Andreas, The method you're using seems OK, although I'm not sure about the reversing one image by 180 degrees. One thing you might need to do is to pre-whiten the images. The link: http://www.itee.uq.edu.au/~kootsoop/prewhiteningexample.htm shows an example of trying to find the singer's nose using correlation. It doesn't work very well unless you do some sort of pre-whitening (like doing a row-wise difference, as a simple example). Ciao, Peter K. -- Peter J. Kootsookos "I will ignore all ideas for new works [..], the invention of which has reached its limits and for whose improvement I see no further hope." - Julius Frontinus, c.
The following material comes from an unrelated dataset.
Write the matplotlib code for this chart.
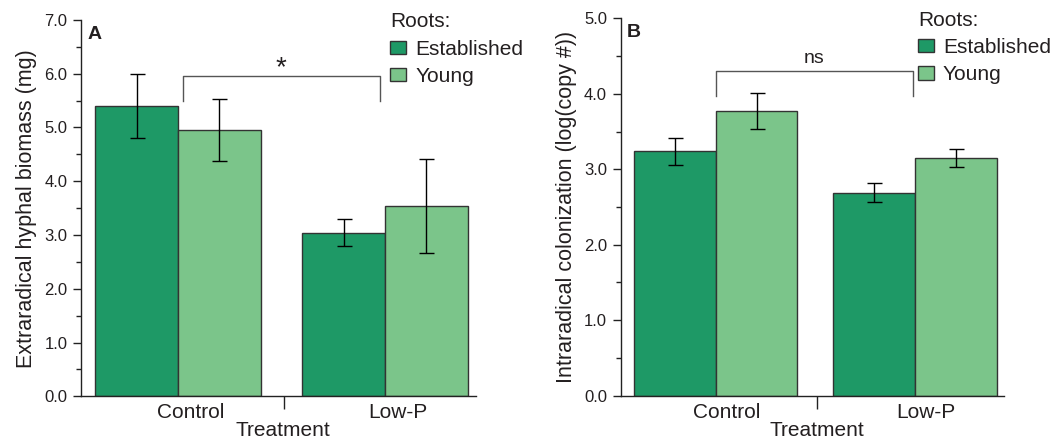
import numpy as np
import matplotlib
matplotlib.use("Agg")
import matplotlib.pyplot as plt
from matplotlib.ticker import MultipleLocator, FixedLocator

# ===============================================================================
# data

treatments = ["Control", "Low-P"]
roots = ["Established", "Young"]

biomass_est = [5.40, 3.04]
biomass_est_err = [0.59, 0.25]
biomass_young = [4.95, 3.54]
biomass_young_err = [0.58, 0.87]

colon_est = [3.24, 2.69]
colon_est_err = [0.18, 0.13]
colon_young = [3.77, 3.15]
colon_young_err = [0.24, 0.115]

# ===============================================================================

plt.rcParams['font.family'] = ['Liberation Sans', 'DejaVu Sans']
txtc = '#231f20'
c_est = '#1e9966'
c_young = '#7bc58a'

fig = plt.figure(figsize=(10.61, 4.42), dpi=100)
axA = fig.add_axes([0.0763, 0.1034, 0.3723, 0.8514])
axB = fig.add_axes([0.5850, 0.1048, 0.3613, 0.8538])

def drawPanel(ax, est, est_err, young, young_err, w, xlim, ymax, ylabel,
              letter, sig, br_y, br_leg, br_x0, br_x1, lab_off, leg_x):
    x = np.arange(len(treatments))
    ax.bar(x - w/2, est, w, color=c_est, edgecolor='#333333', lw=1.0, label=roots[0], zorder=2)
    ax.bar(x + w/2, young, w, color=c_young, edgecolor='#333333', lw=1.0, label=roots[1], zorder=2)
    ax.errorbar(x - w/2, est, yerr=est_err, fmt='none', ecolor='black', elinewidth=1.0,
                capsize=5.4, capthick=1.0, zorder=3)
    ax.errorbar(x + w/2, young, yerr=young_err, fmt='none', ecolor='black', elinewidth=1.0,
                capsize=5.4, capthick=1.0, zorder=3)

    ax.set_xlim(*xlim)
    ax.set_ylim(0, ymax)
    for s in ['top', 'right']:
        ax.spines[s].set_visible(False)
    for s in ['left', 'bottom']:
        ax.spines[s].set_linewidth(1.0)
        ax.spines[s].set_color('#222222')

    ax.yaxis.set_major_locator(MultipleLocator(1.0))
    ax.yaxis.set_minor_locator(MultipleLocator(0.5))
    ax.set_yticklabels(['%.1f' % v for v in ax.get_yticks()])
    ax.tick_params(axis='y', which='major', direction='out', length=5.8, width=1.0,
                   pad=4.0, labelsize=12, labelcolor=txtc, color='#222222')
    ax.tick_params(axis='y', which='minor', direction='out', length=3.6, width=1.0,
                   color='#222222')

    ax.set_xticks(x + lab_off)
    ax.set_xticklabels(treatments)
    ax.xaxis.set_minor_locator(FixedLocator([0.5 + lab_off / 6]))
    ax.tick_params(axis='x', which='major', length=0, pad=5, labelsize=15, labelcolor=txtc)
    ax.tick_params(axis='x', which='minor', direction='out', length=9, width=1.0, color='#222222')

    ax.set_xlabel('Treatment', fontsize=15, color=txtc)
    ax.xaxis.set_label_coords(0.511, -0.066)
    ax.set_ylabel(ylabel, fontsize=15.5, color=txtc, labelpad=5)

    ax.text(0.016, 0.985, letter, transform=ax.transAxes, fontsize=14, fontweight='bold',
            color=txtc, ha='left', va='top')

    # significance bracket
    ax.plot([br_x0, br_x0, br_x1, br_x1], [br_leg, br_y, br_y, br_leg],
            color='#555555', lw=1.0, zorder=1)
    if sig == '*':
        ax.text((br_x0 + br_x1) / 2, br_y - ymax * 0.012, sig, ha='center', va='bottom',
                fontsize=20, color=txtc)
    else:
        ax.text((br_x0 + br_x1) / 2, br_y + ymax * 0.012, sig, ha='center', va='bottom',
                fontsize=14, color=txtc)

    leg = ax.legend(title='Roots:', loc='upper left', bbox_to_anchor=(leg_x, 1.034),
                    frameon=False, fontsize=15, title_fontsize=15, alignment='left',
                    handlelength=0.75, handleheight=0.6, handletextpad=0.45,
                    labelspacing=0.4, borderpad=0.25, borderaxespad=0.0)
    for t in leg.get_texts():
        t.set_color(txtc)
    leg.get_title().set_color(txtc)

# ===============================================================================

drawPanel(axA, biomass_est, biomass_est_err, biomass_young, biomass_young_err,
          0.40, (-0.469, 1.44), 7.0, 'Extraradical hyphal biomass (mg)',
          'A', '*', 5.95, 5.5, 0.023, 0.976, 0.063, 0.77)
drawPanel(axB, colon_est, colon_est_err, colon_young, colon_young_err,
          0.41, (-0.477, 1.447), 5.0, 'Intraradical colonization (log(copy #))',
          'B', 'ns', 4.30, 3.97, 0.0, 0.99, 0.055, 0.762)

fig.savefig('out.png', dpi=100)
plt.close()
AD 84

Reply by ●September 30, 20032003-09-30

In article <blcgkv$2in$1@nets3.rz.RWTH-Aachen.DE>, "Andreas" <reiff(remove_me)@amo.de> wrote: | Anyway, this is the algorithm as I have understood it, and I have been | trying to implement/copy it, but in vain: | 1. embed the 2 images (large: image to search in, small: image to search in | the large one) into 2 large images, the edge-size of which is to be a power | of 2 and larger than the sum of the 2 original image-edge-sizes You can cut this down to be the power of 2 greater or equal to the larger image size, unless you don't want "wrap-around" correlations (matches which begin at the right edge and wrap around to the left, or wrap bottom to top). | The smaller image is being embedded after having been rotated by 180 | degrees. Apparently the rotation by 180 degrees is to reverse the search image from top-to-bottom and left-to-right. This allows the subsequent multiplication in the frequency domain to perform correlation instead of convolution, but usually it is much easier to just perform the multiplication by the complex conjugate of the frequency domain components of the search image (no reversal / rotation required). | 4. multiply them, small * large (ordering is important, isnt it?) No, the order is not important. Multiplication is commutative. | 5.do a 2d ifft on the product | 6. this should be the desired image/matrix (high values imply a high | similarity between the small image and the large image at that position) (I | have complex numbers here.. they are not an image anymore. Do I just take | the real part?) At this point you should have only real components (the imaginary part should be zero, or very close to zero). The steps you state sound correct, so there appears to be something wrong in your implementation. Verify that: 1) the result of both forward FFTs are conjugate symmetric (real components of first half are mirrored in the second half, and imaginary components are mirrored and negated). 2) The result of the multiplication of the two FFTs is also conjugate symmetric. -- Tim Olson

Reply by ●October 1, 20032003-10-01

Many thanks for both your answers! It was actually my own stupidity (or the strange ideas of the programmers of Matlab). I had never used the program before and assumed when writing M1 * M2 it would do like I have been told in endless mathematics lectures. But of course, it didnt, and instead I had to use the .* operator. By the way, multiplication of matrices is associative but not communitative! This doesnt effect this application too much, because it doesnt matter which is the input and which the convolution kernel, but in general, results should be different: 1 0 * 2 3 = 2 3 0 0 0 0 0 0 2 3 * 1 0 = 2 0 0 0 0 0 0 0 (This actually is the normal multiplication.. in a program like Matlab I would have to use .* as I know now.) Just for correctness ;-) Anyway, thx a lot for all your help, I have been despairing over this for many, many days, and without you telling me I was on the right way I probably would have given up!!